December 4, 2017
By Natalie Dignam & Alicia Hawco
On Friday and Saturday night, students in English 4401 performed Orson Welles’ version of the classic American novel Moby Dick at the Barbara Bartlett Theatre. This steam-punk, sea shanty filled performance combined the spirit of Melville’s celebrated characters with Welles’ off-kilter adaptation.
Moby Dick – Rehearsed wasn’t something that I expected going into it. Plain and simple, my expectations were just that: an adaptation of the novel Moby Dick. Maybe it was due to my lack of knowledge of the playwright, the classic actor Orson Welles that caused me to assume that the show would be something other what it was.
There weren’t long explanations of the crew or how to hunt a whale. Rather, there was a whirlwind of scenes, telling the plot of the (quite large) novel simply enough that someone who knew next to nothing about the book (like myself) could understand. The pacing in these scenes could be disorientating to some, though I never had a problem with it.

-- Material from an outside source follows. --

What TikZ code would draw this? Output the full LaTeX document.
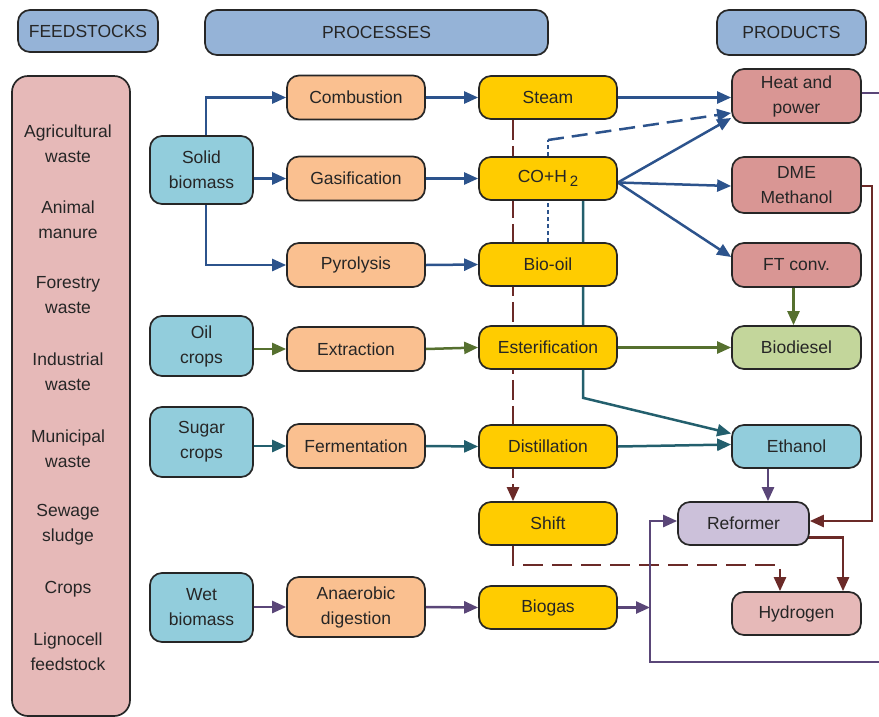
\documentclass[tikz,border=0pt]{standalone}
\usepackage{fontspec}
\setmainfont{Liberation Sans}
\usetikzlibrary{arrows.meta,backgrounds}
\definecolor{cblue}{HTML}{2C538C}
\definecolor{colive}{HTML}{56702F}
\definecolor{cteal}{HTML}{235F6D}
\definecolor{cbrown}{HTML}{6B2A28}
\definecolor{cpurple}{HTML}{5A4678}
\definecolor{fhead}{HTML}{95B3D7}
\definecolor{fpink}{HTML}{E6B9B8}
\definecolor{fcyan}{HTML}{92CDDC}
\definecolor{forange}{HTML}{FAC090}
\definecolor{fyellow}{HTML}{FFCC00}
\definecolor{fred}{HTML}{D99694}
\definecolor{fgreen}{HTML}{C3D69B}
\definecolor{flilac}{HTML}{CCC1DA}
\tikzset{
  box/.style={draw=black!85, line width=1.7pt, rounded corners=12pt, align=center, inner sep=0pt,
    font=\fontsize{17.5}{25}\selectfont, text=black!85},
  conn/.style={line width=2.5pt, -{Triangle[length=14pt,width=12pt]}},
  plain/.style={line width=2.5pt},
  ftxt/.style={align=center, inner sep=0pt, font=\fontsize{17.5}{25}\selectfont, text=black!85}
}
\begin{document}
\begin{tikzpicture}[x=1pt,y=-1pt]
\useasboundingbox (0,0) rectangle (879,716);
% headers
\node[box, fill=fhead, minimum width=140, minimum height=42] (hfeed) at (88,31) {FEEDSTOCKS};
\node[box, fill=fhead, minimum width=343, minimum height=45] (hproc) at (376.5,32.5) {PROCESSES};
\node[box, fill=fhead, minimum width=149, minimum height=45] (hprod) at (791.5,32.5) {PRODUCTS};
% feedstock list
\node[box, fill=fpink, minimum width=118, minimum height=640, rounded corners=16pt] (flist) at (71,396) {};
\node[ftxt] (f1) at (68,143.5) {Agricultural\\waste};
\node[ftxt] (f2) at (68,220) {Animal\\manure};
\node[ftxt] (f3) at (68,295.5) {Forestry\\waste};
\node[ftxt] (f4) at (68,372) {Industrial\\waste};
\node[ftxt] (f5) at (68,448.5) {Municipal\\waste};
\node[ftxt] (f6) at (68,524.5) {Sewage\\sludge};
\node[ftxt] (f7) at (68,589) {Crops};
\node[ftxt] (f8) at (68,651.5) {Lignocell\\feedstock};
% feedstock boxes
\node[box, fill=fcyan, minimum width=103, minimum height=68] (solid) at (201.5,170) {Solid\\biomass};
\node[box, fill=fcyan, minimum width=103, minimum height=60] (oil) at (201.5,346) {Oil\\crops};
\node[box, fill=fcyan, minimum width=103, minimum height=70] (sugar) at (201.5,442) {Sugar\\crops};
\node[box, fill=fcyan, minimum width=103, minimum height=69] (wet) at (201.5,607.5) {Wet\\biomass};
% processes
\node[box, fill=forange, minimum width=138, minimum height=44] (comb) at (356,97.5) {Combustion};
\node[box, fill=forange, minimum width=138, minimum height=44] (gas) at (356,178.5) {Gasification};
\node[box, fill=forange, minimum width=138, minimum height=44] (pyro) at (356,265) {Pyrolysis};
\node[box, fill=forange, minimum width=138, minimum height=44] (extr) at (356,349) {Extraction};
\node[box, fill=forange, minimum width=138, minimum height=44] (ferm) at (356,446) {Fermentation};
\node[box, fill=forange, minimum width=138, minimum height=60] (anae) at (356,607) {Anaerobic\\digestion};
% intermediates
\node[box, fill=fyellow, minimum width=138, minimum height=43] (steam) at (548,97.5) {Steam};
\node[box, fill=fyellow, minimum width=138, minimum height=43] (co) at (548,178.5) {CO+H\,\raisebox{-0.35ex}{\fontsize{15}{15}\selectfont 2}};
\node[box, fill=fyellow, minimum width=138, minimum height=43] (biooil) at (548,264.5) {Bio-oil};
\node[box, fill=fyellow, minimum width=138, minimum height=43] (ester) at (548,347.5) {Esterification};
\node[box, fill=fyellow, minimum width=138, minimum height=43] (dist) at (548,446.5) {Distillation};
\node[box, fill=fyellow, minimum width=138, minimum height=43] (shift) at (548,523.5) {Shift};
\node[box, fill=fyellow, minimum width=138, minimum height=43] (biogas) at (548,607.5) {Biogas};
% products
\node[box, fill=fred, minimum width=129, minimum height=54] (heat) at (796.5,96) {Heat and\\power};
\node[box, fill=fred, minimum width=129, minimum height=56] (dme) at (796.5,185) {DME\\Methanol};
\node[box, fill=fred, minimum width=129, minimum height=44] (ft) at (796.5,265) {FT conv.};
\node[box, fill=fgreen, minimum width=129, minimum height=43] (biod) at (796.5,347.5) {Biodiesel};
\node[box, fill=fcyan, minimum width=129, minimum height=43] (eth) at (796.5,446.5) {Ethanol};
\node[box, fill=flilac, minimum width=131, minimum height=43] (ref) at (743.5,523.5) {Reformer};
\node[box, fill=fpink, minimum width=129, minimum height=43] (hyd) at (796.5,613.5) {Hydrogen};
% free ends
\coordinate (dd) at (548,140);
\coordinate (hr) at (879,93);
\coordinate (dr) at (872,186);
\coordinate (bj) at (650,607.5);
\coordinate (pr) at (879,662);
\coordinate (pl) at (650,662);
\begin{scope}[on background layer]
% blue
\draw[conn, cblue] ([xshift=4.5]solid.north) |- (comb.west);
\draw[conn, cblue] (solid.east |- gas.west) -- (gas.west);
\draw[conn, cblue] ([xshift=4.5]solid.south) |- (pyro.west);
\draw[conn, cblue] (comb.east) -- (steam.west);
\draw[conn, cblue] (gas.east) -- (co.west);
\draw[conn, cblue] (pyro.east) -- (biooil.west);
\draw[conn, cblue] (steam.east) -- (steam.east -| heat.west);
\draw[plain, cblue, dash pattern=on 4pt off 3pt] (biooil.north) -- (co.south);
\draw[plain, cblue, dash pattern=on 4pt off 3pt] (co.north) -- (dd);
\draw[conn, cblue, dash pattern=on 16pt off 8pt] (dd) -- ([yshift=-17]heat.west);
\draw[conn, cblue] ([yshift=-4]co.east) -- ([yshift=-22]heat.west);
\draw[conn, cblue] ([yshift=-4]co.east) -- ([yshift=-1]dme.west);
\draw[conn, cblue] ([yshift=-4]co.east) -- ([yshift=8]ft.west);
% teal
\draw[conn, cteal] ([xshift=35]co.south) -- ([xshift=35]ester.south) -- ++(0,28) -- ([yshift=13]eth.west);
\draw[conn, cteal] (sugar.east |- ferm.west) -- (ferm.west);
\draw[conn, cteal] (ferm.east) -- (dist.west);
\draw[conn, cteal] (dist.east) -- ([yshift=2]eth.west);
% brown
\draw[conn, cbrown, dash pattern=on 20pt off 6pt] ([xshift=-35]steam.south) -- ([xshift=-35]shift.north);
\draw[conn, cbrown, dash pattern=on 20pt off 9pt] ([xshift=-35]shift.south) -- ++(0,19) -| ([xshift=-16.5]hyd.north);
\draw[conn, cbrown] ([yshift=-1]dme.east) -- (dr) |- ([yshift=2.5]ref.east);
\draw[conn, cbrown] ([xshift=-4,yshift=-14]ref.east) -| ([xshift=46.5]hyd.north);
% olive
\draw[conn, colive] (oil.east |- extr.west) -- (extr.west);
\draw[conn, colive] (extr.east) -- (ester.west);
\draw[conn, colive] (ester.east) -- (ester.east -| biod.west);
\draw[conn, colive] ([xshift=-3]ft.south) -- ([xshift=-3]biod.north);
% purple
\draw[conn, cpurple] ([xshift=-28.5]eth.south) -- ([xshift=-28.5]eth.south |- ref.north);
\draw[conn, cpurple] (wet.east |- anae.west) -- (anae.west);
\draw[conn, cpurple] (anae.east) -- (biogas.west);
\draw[conn, cpurple] (biogas.east) -- (bj);
\draw[conn, cpurple] (pr) -- (pl) |- ([yshift=2.5]ref.west);
\draw[plain, cpurple] ([yshift=3]heat.east) -- (hr);
\end{scope}
\end{tikzpicture}
\end{document}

However, the interesting part of the show wasn’t the adaptation itself, but the frame that lead to the adaptation. The play begins with a scene explaining that the show (the one that is being watched by the audience) tells the story of a theater company. None of the actors in this company want to rehearse Moby Dick, but they have no choice because their boss the Governor wants to perform this play. The cast end up not only doing the rehearsal, but really getting into the performance, and working together to make this reluctant rehearsal actually good. This dynamic of a bunch of actors spending the show learning to love their parts mixed with the sudden reminder of the frame of the rehearsal, after the very intense ending and everyone (including the audience) forgets of its existence, allows for an interesting narrative twist to this classic tale.
There are some differences between this version and the original show that Orson Welles did back in 1955. Namely the use of costumes and the six women playing Ishmael. Rather than have everyone in street clothes, each of the actors is dressed in steampunk-style clothing. Steampunk is common in fantasy and costume design and mixes older clothing styles such as top hats and dresses with corsages with elements of early 19th century technology like gears, goggles and assorted metal pieces (making Ahab’s missing leg look very different to any other interpretation of the story). The set was also very minimal, with simple props of sticks and light blocks, and no physical appearance of the whale.
Each of the actors playing Ishmael provide their own type of character, separate from every other version of him. This, aside from separating this production of the play from other productions of the show, showcased the different sides of the character of Ishmael.
Anyone who has read Moby Dick will tell you that it’s a whale of a book (pun intended). Director Jamie Skidmore brought life to this behemoth of a tale with quick scene changes and lots of songs (the music was one of the most fantastic parts of the performance).
By far, my favorite part of this dramatic adaptation of Moby Dick was definitely the characters (and some spot on casting- you would never guess that many of these students had never acted in front of a live audience before). You know those people that were really into comparing the cast of Harry Potter to the books? That’s me, except with Moby Dick.
Bruce Benton brought the right amount of King Lear madness to his performance of Ahab without seeming frantic. The Shakespearean parallel is made explicit in Welles’ adaption of the novel through a framed narrative, so Benton actually plays a Governor who recites lines from King Lear in the opening scene and then directs the cast of a local theatre to rehearse this play version of Moby Dick (so Welles’ play is actually a rehearsal.. yeah, it took me a long time to get the title Moby Dick- Rehearsed). It’s that just-under-the-surface obsessiveness that makes Ahab such a charismatic captain who’s able to convince his crew to follow him on this insane, suicidal pursuit of the white whale. Benton’s performance was really spot on to the novel.
My second shout out goes to Evan Maddick, Charles Dart, and Daniel Murphy for their performances as Starbuck, Stubb, and Flask. The duet of “The Whole of the Moon” by Maddick and Dart was fantastic and captured the spirit of the passages in the novel where Ishmael is on watch at night, describing the sea and the moon and contemplating this crazy mission he’s gotten himself into. Stubb is my favorite character in the novel and I was excited to see Dart play him to a tee. The crew’s first attempt to pursue Moby Dick is memorable in the book for Stubb’s fast-paced and hilariously odd pep talks, and Dart certainly captured the character in that corresponding scene.
The only thing I could ask for was more Queeqeg. But I’m not too disappointed since we did have six different Ishmaels, each whom brought a different personality to this notoriously complex character. Six different actors playing Ishmael seemed fitting, since he is one of literature’s more famous unreliable and changeable narrators.
All in all, Moby Dick- Rehearsed got two thumbs up from these reviewers and we’ll be on the lookout for next semester’s student performances.